When I purchased this boat, I thought she was a motorsailor for the most part. How wrong I was!
In the last year we've sailed about 2000 miles in the West Indies and I doubt we have put 10 hours on the engine, and most of that is idling when leaving a crowded anchorage under sail, just as a precaution.
Most of our anchorages are north to south bays with an easterly breeze, so we must beat up into the anchorage. As the wind is generally 18 to 25 knots, we can be screaming into a bay at 7 to 9+ knots and that's just a tad fast for me. We'll douse the main about a half mile from the place we want to anchor (longer if we can't make it on one tack, obviously), slowing the boat to a more reasonable 5 to 7 knots. If the wind is especially strong, like Christmas winds, we'll still be footing it along pretty quickly, so with each tack the Yankee gets rolled up a few turns. By the time I turn head to wind to drop the pick, the Yankee can be the size of a bandanna and we are creeping up into the wind at less than a knot. As Nikki drops the pick I furl what's left of the jib and walk up to the foredeck to help her with the snub line.

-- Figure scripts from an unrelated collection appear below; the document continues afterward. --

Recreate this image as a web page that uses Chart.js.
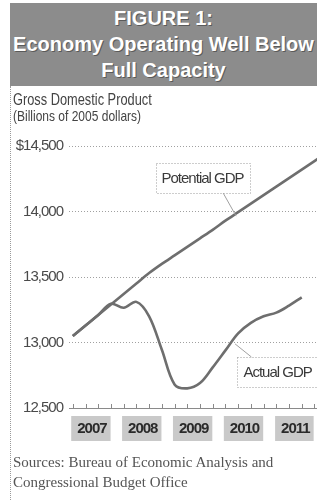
<!DOCTYPE html>
<html>
<head>
<meta charset="utf-8">
<script src="https://cdn.jsdelivr.net/npm/chart.js@4.4.1/dist/chart.umd.min.js"></script>
<style>
  html, body { margin: 0; padding: 0; background: #fff; }
  #wrap { position: relative; width: 317px; height: 500px; overflow: hidden; }
  #header {
    position: absolute; left: 10px; top: 3px; width: 307px; height: 83px;
    background: #8c8c8c; color: #fff; text-align: center;
    font: bold 20px "Liberation Sans", Arial, sans-serif; line-height: 26px;
    padding-top: 2px; box-sizing: border-box; white-space: nowrap;
    text-shadow: 1px 1px 0 #5a5a5a;
  }
  #rule { position: absolute; left: 10px; top: 86px; height: 414px; border-left: 1px dotted #9a9a9a; }
  #ytitle { position: absolute; left: 13px; top: 91px; color: #444; white-space: nowrap;
    font-family: "Liberation Sans", Arial, sans-serif; transform: scaleX(0.8); transform-origin: 0 0; }
  #ytitle .t1 { font-size: 16px; line-height: 17px; }
  #ytitle .t2 { font-size: 15px; line-height: 16px; }
  #sources { position: absolute; left: 13px; top: 452px; color: #555; white-space: nowrap;
    font: 15px "Liberation Serif", "DejaVu Serif", serif; line-height: 20px; }
  canvas { position: absolute; left: 0; top: 0; }
</style>
</head>
<body>
<div id="wrap">
  <canvas id="c" width="317" height="500"></canvas>
  <div id="header">FIGURE 1:<br>Economy Operating Well Below<br>Full Capacity</div>
  <div id="rule"></div>
  <div id="ytitle"><div class="t1">Gross Domestic Product</div><div class="t2">(Billions of 2005 dollars)</div></div>
  <div id="sources">Sources: Bureau of Economic Analysis and<br>Congressional Budget Office</div>
</div>
<script>
// Quarters since 2007 Q1
const quarterIndex = [0,1,2,3,4,5,6,7,8,9,10,11,12,13,14,15,16,17,18,19,20];
// Potential GDP, billions of 2005 dollars
const potentialGDP = [13050,13130,13210,13290,13370,13450,13530,13600,13665,13730,13795,13860,13930,13995,14060,14125,14190,14255,14320,14385,14450];
// Actual GDP, billions of 2005 dollars
const actualGDP = [13050,13130,13210,13295,13265,13310,13200,12945,12680,12650,12690,12810,12940,13070,13150,13200,13228,13282,13345];
const yearLabels = ['2007','2008','2009','2010','2011'];
const yearCenters = [1.5,5.5,9.5,13.5,17.5];
const yTickValues = [14500,14000,13500,13000,12500];
const yTickLabels = ['$14,500','14,000','13,500','13,000','12,500'];
const seriesNames = ['Potential GDP','Actual GDP'];

const FONT = '"Liberation Sans", Arial, sans-serif';
const LINE = '#6e6e6e';

const toPts = (vals) => vals.map((v, i) => ({ x: quarterIndex[i], y: v }));

const spacingPlugin = {
  id: 'tightText',
  beforeDraw(chart) { chart.ctx.letterSpacing = '-1px'; },
  afterDraw(chart) { chart.ctx.letterSpacing = '0px'; }
};

const labelPlugin = {
  id: 'gdpLabels',
  afterDatasetsDraw(chart) {
    const ctx = chart.ctx;
    const xs = chart.scales.x, ys = chart.scales.y;
    const area = chart.chartArea;
    ctx.save();
    // upward quarterly tick marks on the baseline
    ctx.strokeStyle = '#8a8a8a';
    ctx.lineWidth = 1;
    quarterIndex.forEach(q => {
      if (q > xs.max) return;
      const px = Math.round(xs.getPixelForValue(q)) + 0.5;
      ctx.beginPath();
      ctx.moveTo(px, area.bottom);
      ctx.lineTo(px, area.bottom - 4);
      ctx.stroke();
    });
    // series labels in dotted boxes with leader lines
    const notes = [
      { text: seriesNames[0], cx: 10.2, cy: 14255, tx: 13.0, ty: potentialGDP[13], from: 'bottom' },
      { text: seriesNames[1], cx: 16.1, cy: 12775, tx: 12.6, ty: 13020, from: 'top' }
    ];
    ctx.font = '15px ' + FONT;
    notes.forEach(n => {
      const cx = xs.getPixelForValue(n.cx), cy = ys.getPixelForValue(n.cy);
      const w = ctx.measureText(n.text).width + 12, h = 30;
      const bx = cx - w / 2, by = cy - h / 2;
      ctx.fillStyle = '#fff';
      ctx.fillRect(bx, by, w, h);
      ctx.setLineDash([1, 2]);
      ctx.strokeStyle = '#9a9a9a';
      ctx.strokeRect(Math.round(bx) + 0.5, Math.round(by) + 0.5, Math.round(w), h);
      ctx.setLineDash([]);
      ctx.fillStyle = '#3a3a3a';
      ctx.textAlign = 'center';
      ctx.textBaseline = 'middle';
      ctx.fillText(n.text, cx, cy + 1);
      const tx = xs.getPixelForValue(n.tx), ty = ys.getPixelForValue(n.ty);
      ctx.strokeStyle = '#a0a0a0';
      ctx.beginPath();
      if (n.from === 'bottom') { ctx.moveTo(bx + w * 0.72, by + h); ctx.lineTo(tx - 2, ty + 4); }
      else { ctx.moveTo(bx + 14, by); ctx.lineTo(tx + 2, ty + 4); }
      ctx.stroke();
    });
    ctx.restore();
  }
};

new Chart(document.getElementById('c'), {
  type: 'line',
  data: {
    datasets: [
      { label: seriesNames[0], data: toPts(potentialGDP), borderColor: LINE, borderWidth: 2.6, pointRadius: 0, tension: 0.3, fill: false },
      { label: seriesNames[1], data: toPts(actualGDP), borderColor: LINE, borderWidth: 2.6, pointRadius: 0, tension: 0.35, fill: false }
    ]
  },
  options: {
    responsive: false,
    animation: false,
    layout: { padding: { top: 146, left: 0, right: 0, bottom: 48 } },
    plugins: { legend: { display: false }, tooltip: { enabled: false }, title: { display: false } },
    scales: {
      x: {
        type: 'linear', min: -0.3, max: 19.2,
        afterBuildTicks: (s) => { s.ticks = yearCenters.map(v => ({ value: v })); },
        afterFit: (s) => { s.height = 44; },
        grid: { display: false },
        border: { display: true, color: '#8a8a8a', width: 1 },
        ticks: {
          autoSkip: false, maxRotation: 0, padding: 4,
          callback: (v, i) => yearLabels[i],
          color: '#2a2a2a',
          font: { family: FONT, size: 15, weight: 'bold' },
          showLabelBackdrop: true, backdropColor: '#c9c9c9',
          backdropPadding: { top: 4, bottom: 3, left: 4, right: 2 }
        }
      },
      y: {
        type: 'linear', min: 12500, max: 14500,
        afterBuildTicks: (s) => { s.ticks = yTickValues.map(v => ({ value: v })); },
        afterFit: (s) => { s.width = 69; },
        border: { display: false, dash: [1, 2] },
        grid: {
          drawTicks: false,
          color: (c) => c.tick && c.tick.value === 12500 ? 'rgba(0,0,0,0)' : '#a0a0a0',
          lineWidth: 1
        },
        ticks: {
          padding: 6, color: '#4a4a4a',
          font: { family: FONT, size: 15 },
          callback: (v) => yTickLabels[yTickValues.indexOf(v)]
        }
      }
    }
  },
  plugins: [spacingPlugin, labelPlugin]
});
</script>
</body>
</html>
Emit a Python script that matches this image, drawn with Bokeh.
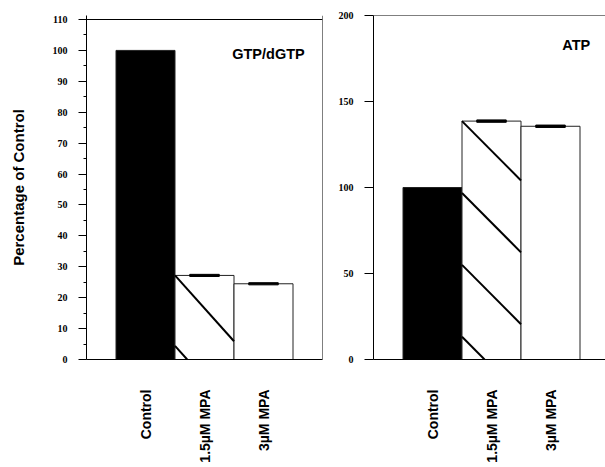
import math
from bokeh.plotting import figure
from bokeh.models import FixedTicker, Span, Label, Range1d
from bokeh.layouts import row
from bokeh.embed import file_html
from bokeh.resources import INLINE

categories = ["Control", "1.5µM MPA", "3µM MPA"]
gtp_values = [100, 27.2, 24.5]
gtp_errors = [0, 0.35, 0.35]
atp_values = [100, 138.6, 135.6]
atp_errors = [0, 0.7, 0.7]
gtp_ticks = list(range(0, 111, 10))
gtp_minor = list(range(5, 110, 10))
atp_ticks = [0, 50, 100, 150, 200]
panel_titles = ["GTP/dGTP", "ATP"]
y_title = "Percentage of Control"

BOLD_FONT = "Liberation Sans"
NARROW_FONT = "Liberation Sans Narrow"
fills = ["black", "white", "white"]
xs = [i + 1 for i in range(len(categories))]

FRAME_H = 344  # px, shared by both panels (row aligns frames)


def hatch_segments(x0, x1, top, step, drop):
    sx0, sy0, sx1, sy1 = [], [], [], []
    k = 0
    while True:
        ys = top - k * step
        if ys <= 0:
            break
        ye = ys - drop
        xe = x1
        if ye < 0:
            xe = x0 + (x1 - x0) * ys / drop
            ye = 0
        sx0.append(x0); sy0.append(ys); sx1.append(xe); sy1.append(ye)
        k += 1
    return sx0, sy0, sx1, sy1


def make_panel(vals, errs, ticks, minor, ymax, xmax, width,
               bl, br, step, drop, tick_out, ylabel):
    p = figure(width=width, height=467, output_backend="svg",
               toolbar_location=None, x_range=Range1d(0, xmax),
               y_range=Range1d(0, ymax),
               min_border_left=bl, min_border_right=br,
               min_border_top=15, min_border_bottom=108)
    p.xgrid.visible = False
    p.ygrid.visible = False
    p.background_fill_color = "white"
    p.border_fill_color = "white"
    p.outline_line_color = None

    p.vbar(x=xs, top=vals, width=1.0, bottom=0, fill_color=fills,
           line_color="#222222", line_width=1)
    sx0, sy0, sx1, sy1 = hatch_segments(xs[1] - 0.5, xs[1] + 0.5, vals[1], step, drop)
    p.segment(x0=sx0, y0=sy0, x1=sx1, y1=sy1, line_color="black", line_width=2)
    p.rect(x=xs[1:], y=vals[1:], width=0.5, height=[2 * e for e in errs[1:]],
           fill_color="black", line_color="black", line_width=1)

    ya = p.yaxis[0]
    ya.ticker = FixedTicker(ticks=ticks, minor_ticks=minor)
    ya.major_tick_out = tick_out
    ya.major_tick_in = 0
    ya.minor_tick_out = 3
    ya.minor_tick_in = 0
    ya.major_label_standoff = 11
    ya.major_label_text_font = NARROW_FONT
    ya.major_label_text_font_style = "bold"
    ya.major_label_text_font_size = "10px"
    ya.major_label_text_color = "black"
    ya.axis_line_color = "black"
    ya.major_tick_line_color = "black"
    ya.minor_tick_line_color = "black" if minor else None
    if ylabel:
        ya.axis_label = ylabel
        ya.axis_label_text_font = BOLD_FONT
        ya.axis_label_text_font_style = "bold"
        ya.axis_label_text_font_size = "15px"
        ya.axis_label_text_color = "black"
        ya.axis_label_standoff = 23

    xa = p.xaxis[0]
    xa.ticker = FixedTicker(ticks=xs)
    xa.major_label_overrides = {x: c for x, c in zip(xs, categories)}
    xa.major_label_orientation = math.pi / 2
    xa.major_tick_out = 0
    xa.major_tick_in = 0
    xa.major_tick_line_color = None
    xa.minor_tick_line_color = None
    xa.major_label_standoff = 30
    xa.major_label_text_font = BOLD_FONT
    xa.major_label_text_font_style = "bold"
    xa.major_label_text_font_size = "14px"
    xa.major_label_text_color = "black"
    xa.axis_line_color = "black"
    return p


# left panel: 110 sits 4px below the shared frame top
gtp_top = gtp_ticks[-1] * FRAME_H / (FRAME_H - 4)
p1 = make_panel(gtp_values, gtp_errors, gtp_ticks, gtp_minor, gtp_top, 4,
                323, 86, 1, 22.8, 21.3, 8, y_title)
p1.add_layout(Span(location=gtp_ticks[-1], dimension="width",
                   line_color="black", line_width=1))
p1.add_layout(Span(location=4, dimension="height",
                   line_color="black", line_width=1))
p1.add_layout(Label(x=2.47, y=99, text=panel_titles[0], text_font=BOLD_FONT,
                    text_font_style="bold", text_font_size="14.5px",
                    text_color="black",
                    text_baseline="middle", text_align="left"))

p2 = make_panel(atp_values, atp_errors, atp_ticks, [], 200, 232 / 59,
                282, 50, 0, 41.8, 34.5, 9, None)
p2.add_layout(Span(location=200, dimension="width", line_color="black", line_width=1))
p2.add_layout(Label(x=3.2, y=183, text=panel_titles[1], text_font=BOLD_FONT,
                    text_font_style="bold", text_font_size="14.5px",
                    text_color="black",
                    text_baseline="middle", text_align="left"))

layout = row(p1, p2)
open("out.html", "w").write(file_html(layout, INLINE))
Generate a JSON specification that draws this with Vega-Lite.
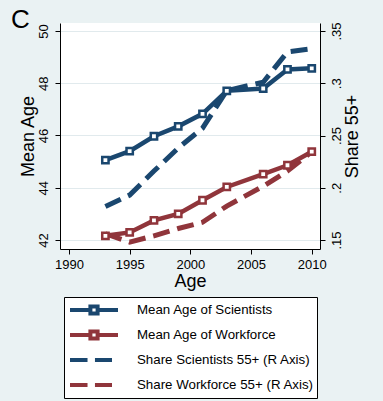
{
  "$schema": "https://vega.github.io/schema/vega-lite/v6.json",
  "autosize": "none",
  "width": 260,
  "height": 226,
  "padding": {"left": 60, "top": 23, "right": 63, "bottom": 152},
  "background": "#EAF2F3",
  "view": {"fill": "white", "stroke": null},
  "title": {"text": "C", "anchor": "start", "frame": "group", "fontSize": 26, "font": "Liberation Sans", "fontWeight": "normal", "color": "black", "dx": -49, "dy": 9, "offset": -2},
  "config": {
    "font": "Liberation Sans",
    "axis": {"labelFont": "Liberation Sans", "titleFont": "Liberation Sans", "labelFontSize": 13, "titleFontSize": 18, "titleFontWeight": "normal", "labelColor": "black", "titleColor": "black", "domainColor": "black", "tickColor": "black", "tickSize": 5, "labelPadding": 4, "titlePadding": 0, "gridColor": "#E1EAED", "gridWidth": 1.2},
    "legend": {
      "orient": "none", "legendX": 4, "legendY": 274, "direction": "vertical",
      "symbolSize": 2304, "symbolStrokeWidth": 4, "clipHeight": 20, "rowPadding": 5, "padding": 3,
      "symbolOffset": 1, "labelOffset": 17, "labelFontSize": 13.3, "labelFont": "Liberation Sans", "labelColor": "black",
      "labelLimit": 300, "fillColor": "white", "strokeColor": "black", "cornerRadius": 0
    }
  },
  "datasets": {
    "ages": [
      {"year": 1993, "series": "Mean Age of Scientists", "value": 45.06},
      {"year": 1995, "series": "Mean Age of Scientists", "value": 45.40},
      {"year": 1997, "series": "Mean Age of Scientists", "value": 45.97},
      {"year": 1999, "series": "Mean Age of Scientists", "value": 46.35},
      {"year": 2001, "series": "Mean Age of Scientists", "value": 46.83},
      {"year": 2003, "series": "Mean Age of Scientists", "value": 47.71},
      {"year": 2006, "series": "Mean Age of Scientists", "value": 47.80},
      {"year": 2008, "series": "Mean Age of Scientists", "value": 48.53},
      {"year": 2010, "series": "Mean Age of Scientists", "value": 48.57},
      {"year": 1993, "series": "Mean Age of Workforce", "value": 42.16},
      {"year": 1995, "series": "Mean Age of Workforce", "value": 42.29},
      {"year": 1997, "series": "Mean Age of Workforce", "value": 42.75},
      {"year": 1999, "series": "Mean Age of Workforce", "value": 43.00},
      {"year": 2001, "series": "Mean Age of Workforce", "value": 43.52},
      {"year": 2003, "series": "Mean Age of Workforce", "value": 44.03},
      {"year": 2006, "series": "Mean Age of Workforce", "value": 44.52},
      {"year": 2008, "series": "Mean Age of Workforce", "value": 44.86},
      {"year": 2010, "series": "Mean Age of Workforce", "value": 45.38}
    ],
    "shares": [
      {"year": 1993, "series": "Share Scientists 55+ (R Axis)", "value": 0.182},
      {"year": 1995, "series": "Share Scientists 55+ (R Axis)", "value": 0.193},
      {"year": 1997, "series": "Share Scientists 55+ (R Axis)", "value": 0.216},
      {"year": 1999, "series": "Share Scientists 55+ (R Axis)", "value": 0.238},
      {"year": 2001, "series": "Share Scientists 55+ (R Axis)", "value": 0.257},
      {"year": 2003, "series": "Share Scientists 55+ (R Axis)", "value": 0.293},
      {"year": 2006, "series": "Share Scientists 55+ (R Axis)", "value": 0.301},
      {"year": 2008, "series": "Share Scientists 55+ (R Axis)", "value": 0.330},
      {"year": 2010, "series": "Share Scientists 55+ (R Axis)", "value": 0.333},
      {"year": 1993, "series": "Share Workforce 55+ (R Axis)", "value": 0.156},
      {"year": 1995, "series": "Share Workforce 55+ (R Axis)", "value": 0.148},
      {"year": 1997, "series": "Share Workforce 55+ (R Axis)", "value": 0.154},
      {"year": 1999, "series": "Share Workforce 55+ (R Axis)", "value": 0.161},
      {"year": 2001, "series": "Share Workforce 55+ (R Axis)", "value": 0.167},
      {"year": 2003, "series": "Share Workforce 55+ (R Axis)", "value": 0.1825},
      {"year": 2006, "series": "Share Workforce 55+ (R Axis)", "value": 0.2015},
      {"year": 2008, "series": "Share Workforce 55+ (R Axis)", "value": 0.216},
      {"year": 2010, "series": "Share Workforce 55+ (R Axis)", "value": 0.2345}
    ]
  },
  "layer": [
    {
      "data": {"name": "shares"},
      "mark": {"type": "line", "strokeWidth": 5, "strokeDash": [17, 8]},
      "encoding": {
        "x": {"field": "year", "type": "quantitative", "scale": {"domain": [1989.26, 2010.68], "nice": false, "zero": false},
              "axis": {"title": "Age", "values": [1990, 1995, 2000, 2005, 2010], "format": "d", "grid": false, "labelAngle": 0, "titlePadding": 1}},
        "y": {"field": "value", "type": "quantitative", "scale": {"domain": [0.1414, 0.3577], "nice": false, "zero": false},
              "axis": {"orient": "right", "title": "Share 55+", "titleAngle": 270, "titleBaseline": "top", "values": [0.15, 0.2, 0.25, 0.3, 0.35], "labelExpr": "replace(format(datum.value, '.2~f'), '0.', '.')", "labelAngle": 270, "labelAlign": "center", "labelBaseline": "top", "grid": false, "labelPadding": 5}},
        "color": {"field": "series", "type": "nominal",
                  "scale": {"domain": ["Mean Age of Scientists", "Mean Age of Workforce", "Share Scientists 55+ (R Axis)", "Share Workforce 55+ (R Axis)"], "range": ["#1A476F", "#90353B", "#1A476F", "#90353B"]},
                  "legend": {"title": null, "labelFontSize": 13.3, "labelFont": "Liberation Sans", "labelLimit": 300,
                    "encode": {
                      "symbols": {"update": {
                        "shape": {"signal": "indexof(datum.value, 'Mean') === 0 ? 'M-1,0H-0.15M0.15,0H1M-0.15,-0.15H0.15V0.15H-0.15Z' : 'M-1,0H-0.27M0.04,0H0.75'"},
                        "fill": {"value": "white"}, "strokeDash": {"value": [1, 0]}, "strokeWidth": {"value": 4}}}}}}
      }
    },
    {
      "data": {"name": "ages"},
      "mark": {"type": "line", "strokeWidth": 4.5, "point": {"shape": "square", "filled": false, "fill": "white", "size": 40, "strokeWidth": 2.5}},
      "encoding": {
        "x": {"field": "year", "type": "quantitative"},
        "y": {"field": "value", "type": "quantitative", "scale": {"domain": [41.655, 50.306], "nice": false, "zero": false},
              "axis": {"orient": "left", "title": "Mean Age", "values": [42, 44, 46, 48, 50], "format": "d", "labelAngle": 270, "labelAlign": "center", "labelBaseline": "bottom", "grid": true, "labelPadding": 5}},
        "color": {"field": "series", "type": "nominal"}
      }
    }
  ],
  "resolve": {"scale": {"y": "independent"}}
}
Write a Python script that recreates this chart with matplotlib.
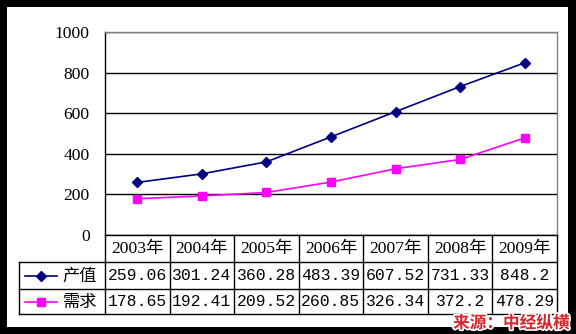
import matplotlib
matplotlib.use("Agg")
import matplotlib.pyplot as plt
from matplotlib.lines import Line2D
from matplotlib.patches import Rectangle
import matplotlib.patheffects as pe

years = ["2003年", "2004年", "2005年", "2006年", "2007年", "2008年", "2009年"]
output_values = [259.06, 301.24, 360.28, 483.39, 607.52, 731.33, 848.2]
demand_values = [178.65, 192.41, 209.52, 260.85, 326.34, 372.2, 478.29]
output_text = ["259.06", "301.24", "360.28", "483.39", "607.52", "731.33", "848.2"]
demand_text = ["178.65", "192.41", "209.52", "260.85", "326.34", "372.2", "478.29"]
series_names = ["产值", "需求"]
y_ticks = [0, 200, 400, 600, 800, 1000]

W, H = 576, 334
NAVY = "#000080"
MAGENTA = "#FF00FF"
SERIF = ["Liberation Serif", "Noto Sans CJK SC"]
MONO = ["Liberation Mono", "Noto Sans CJK SC"]
CJK = ["Noto Sans CJK SC", "DejaVu Sans"]

fig = plt.figure(figsize=(W / 100, H / 100), dpi=100, facecolor="black")

# pixel-space overlay for the background, the data table and the legend keys
ov = fig.add_axes([0, 0, 1, 1])
ov.set_xlim(0, W)
ov.set_ylim(H, 0)
ov.axis("off")
ov.add_patch(Rectangle((7, 7), 561, 320, facecolor="white", edgecolor="none", zorder=0))

# plot area
left, right, top, bottom = 105, 557, 32, 235
ax = fig.add_axes([left / W, 1 - bottom / H, (right - left) / W, (bottom - top) / H])
ax.set_facecolor("none")
x = list(range(len(years)))
ax.plot(x, output_values, color=NAVY, lw=1.2, marker="D", ms=5.5,
        markerfacecolor=NAVY, markeredgecolor=NAVY, zorder=3)
ax.plot(x, demand_values, color=MAGENTA, lw=1.2, marker="s", ms=6,
        markerfacecolor=MAGENTA, markeredgecolor=MAGENTA, zorder=3)
ax.set_xlim(-0.5, len(years) - 0.5)
ax.set_ylim(0, 1000)
ax.set_yticks(y_ticks)
ax.set_yticklabels([str(t) for t in y_ticks], family=SERIF, fontsize=12.6)
ax.tick_params(axis="y", length=0, pad=11)
ax.set_xticks([])
ax.yaxis.grid(True, color="black", lw=1.0)
ax.set_axisbelow(True)
for side in ("top", "right"):
    ax.spines[side].set_color("#808080")
    ax.spines[side].set_linewidth(1.0)
for side in ("left", "bottom"):
    ax.spines[side].set_color("black")
    ax.spines[side].set_linewidth(1.0)

# data table beneath the plot
col_edges = [105 + (557 - 105) * i / len(years) for i in range(len(years) + 1)]
row_edges = [235, 262, 289, 314]
lk = dict(color="black", lw=1.0, zorder=2)
for yy in row_edges[1:]:
    ov.add_line(Line2D([19, 557], [yy, yy], **lk))
ov.add_line(Line2D([19, 19], [262, 314], **lk))
for xx in col_edges:
    ov.add_line(Line2D([xx, xx], [235, 314], **lk))

centers = [(col_edges[i] + col_edges[i + 1]) / 2 for i in range(len(years))]
for i, c in enumerate(centers):
    ov.text(c, 249, years[i], family=SERIF, fontsize=12.6, ha="center", va="center")
    ov.text(c, 276, output_text[i], family=MONO, fontsize=11.8, ha="center", va="center")
    ov.text(c, 302, demand_text[i], family=MONO, fontsize=11.8, ha="center", va="center")

# legend keys in the first column
ov.add_line(Line2D([25, 41, 57], [276, 276, 276], color=NAVY, lw=1.2, marker="D", ms=5.5,
                   markevery=[1], zorder=3))
ov.add_line(Line2D([25, 41, 57], [302, 302, 302], color=MAGENTA, lw=1.2, marker="s", ms=5.5,
                   markevery=[1], zorder=3))
ov.text(80, 276, series_names[0], family=CJK, fontsize=12.4, ha="center", va="center")
ov.text(80, 302, series_names[1], family=CJK, fontsize=12.4, ha="center", va="center")

# source note
ov.text(453, 323, "来源：中经纵横", family=CJK, fontsize=12, fontweight="bold",
        color="#D9262C", ha="left", va="center", zorder=5,
        path_effects=[pe.withStroke(linewidth=2.5, foreground="white")])

fig.savefig("out.png", dpi=100, facecolor="black")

We will not sail through a crowded anchorage; it's not that we can't, but why would we? We're sailing in and out so I'd rather have a bit of room around us in the morning to make sailing out easier. Not that we're out in the middle of the bay either, just not crammed in the middle of the crowd. Of course, there are those times when the bareboats scamper in at dusk and surround us like Indians around the covered wagons, but they are usually early risers, so they're gone before we even have our coffee.
We have yet to sail this boat to a dock, but since we only dock three times a year (for fuel), we haven't really had too many opportunities. Hope I never have to, though.
"Any idiot can make a boat go; it takes a sailor to stop one." Spike Africa aboard the schooner Wanderer in Sausalito, Ca. 1964.